Pero un día, los viejos sintieron al mismo tiempo la señal de alarma: a medida que se incrementaban las llamadas escaseaban las visitas.  Las excusas  aumentaban al ritmo de las ausencias. Ya se sabe: exceso de trabajo, reuniones con colegas, indisposiciones, viajes reales o inventados, daba igual porque el vacío se había instalado justo en medio de la mesa de los dueños de casa. Ya no tenían  necesitad de  utilizar  las ollas enormes y pródigas para satisfacer el apetito y los caprichos de su descendencia.  Para  los dos bastaba con preparar unos platos escuálidos, cada vez más parecidos a la comida chatarra que venden en la calle para llenar  la panza de los que van por el mundo con el aire presuroso y angustiado que acaba por igualar a perseguidos y perseguidores.

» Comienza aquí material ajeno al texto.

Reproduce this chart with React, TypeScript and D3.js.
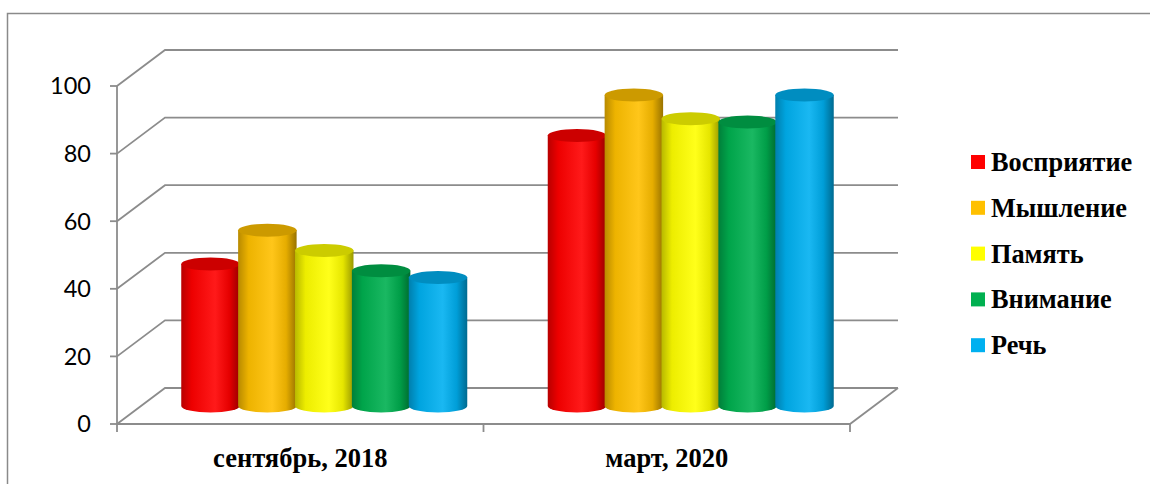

Curtidos en la lucha con las incertidumbres y asperezas del campo, la víspera de una navidad decidieron dar la última batalla. Con el señuelo del inicio de la novena de aguinaldos, desempolvaron las recetas de  las antiguas golosinas y  utilizaron los teléfonos celulares para extender la invitación: “ Los esperamos el dieciséis  para empezar las novenas. No olviden traer los cascabeles para acompañar las canciones y los dulces para los niños invitados. Ah: les tenemos a todos un regalo de sorpresa. No falten”.

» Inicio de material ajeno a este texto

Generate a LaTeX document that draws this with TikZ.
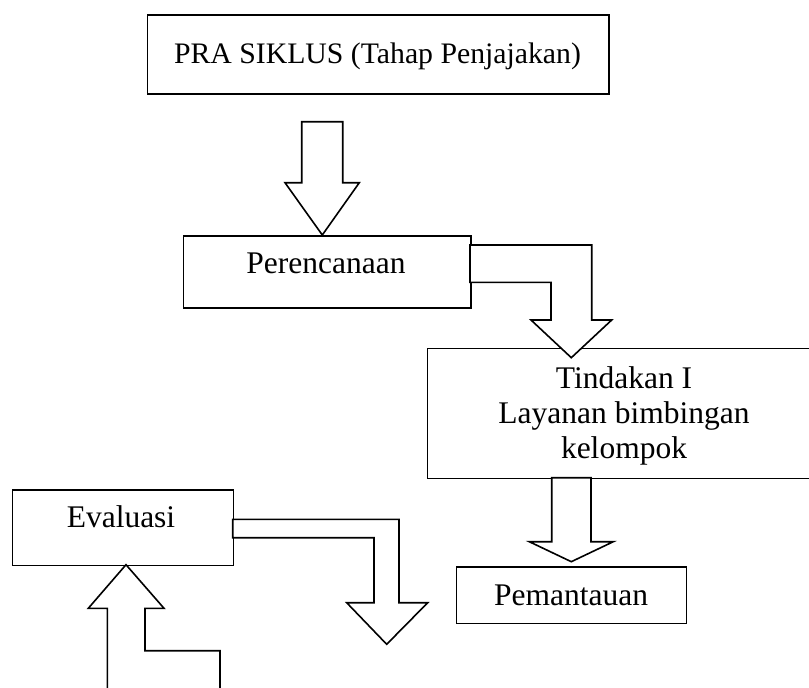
\documentclass[tikz,border=0pt]{standalone}
\usepackage{fontspec}
\setmainfont{Liberation Serif}
\begin{document}
\begin{tikzpicture}[x=1pt,y=-1pt,
  boxst/.style={draw,line width=1.6pt,inner sep=0pt,anchor=north west},
  txt/.style={anchor=base,inner sep=0pt,font=\fontsize{31.5}{35}\selectfont},
  blockarrow/.style={draw,line width=1.6pt,line join=miter,fill=white}]
\useasboundingbox (0,0) rectangle (809,688);
\clip (0,0) rectangle (809,688);
% boxes
\node[boxst,minimum width=461.6pt,minimum height=79pt] (pra) at (146.7,14.3) {};
\node[boxst,minimum width=287.3pt,minimum height=72.3pt] (ren) at (182.7,235) {};
\node[boxst,minimum width=394.3pt,minimum height=130pt] (tin) at (426.7,347.7) {};
\node[boxst,minimum width=221pt,minimum height=75.7pt] (eva) at (11.7,489) {};
\node[boxst,minimum width=230pt,minimum height=56.7pt] (pem) at (455.7,566) {};
% texts
\node[txt,font=\fontsize{29.75}{33}\selectfont] (tpra) at (377.5,63.3) {PRA SIKLUS (Tahap Penjajakan)};
\node[txt] (tren) at (326,273.3) {Perencanaan};
\node[txt] (tin1) at (624,388.3) {Tindakan I};
\node[txt] (tin2) at (624,423.3) {Layanan bimbingan};
\node[txt] (tin3) at (624,458.3) {kelompok};
\node[txt] (teva) at (121,527.3) {Evaluasi};
\node[txt] (tpem) at (571,605) {Pemantauan};
% block arrows
\draw[blockarrow] (301.7,121.7) -- (342.7,121.7) -- (342.7,182.7) -- (359.3,182.7)
  -- (322.3,235) -- (285,182.7) -- (301.7,182.7) -- cycle;
\draw[blockarrow] (470,245) -- (591.7,245) -- (591.7,320) -- (611.7,320)
  -- (571.3,357.7) -- (531,320) -- (551,320) -- (551,282.3) -- (470,282.3) -- cycle;
\draw[blockarrow] (551.7,477.7) -- (591,477.7) -- (591,541.7) -- (613.3,541.7)
  -- (571.3,561.7) -- (529.3,541.7) -- (551.7,541.7) -- cycle;
\draw[blockarrow] (232.7,519.3) -- (399,519.3) -- (399,602.7) -- (427.7,602.7)
  -- (386.7,644.3) -- (346.7,602.7) -- (374,602.7) -- (374,537.7) -- (232.7,537.7) -- cycle;
\draw[blockarrow] (126,564.7) -- (164,608.3) -- (145,608.3) -- (145,650.7) -- (220,650.7)
  -- (220,700) -- (107.3,700) -- (107.3,608.3) -- (88.3,608.3) -- cycle;
\end{tikzpicture}
\end{document}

A las  seis  de la tarde de ese  sábado de diciembre empezó  la novena de aguinaldos. Rezaron las  oraciones, entonaron los villancicos, compartieron los dulces. Llegó la hora del regalo sorpresa: cuidadosamente envueltos  en papel impreso con motivos navideños le devolvieron a la familia en pleno los dos  teléfonos celulares. “Queremos verlos, abrazarlos, tocarlos, mirarlos a la cara, no que nos llamen cincuenta veces al día. Ustedes deciden”,  casi le gritó doña Libia a la pandilla estupefacta. Alonso Marulanda interrumpió allí su relato. Pero sospecho  que a esta hora  Ángela, Cristina, Álvaro, Manuel y toda su descendencia todavía deben estar preguntándose en qué momento perdieron el contacto que habían creído ganar.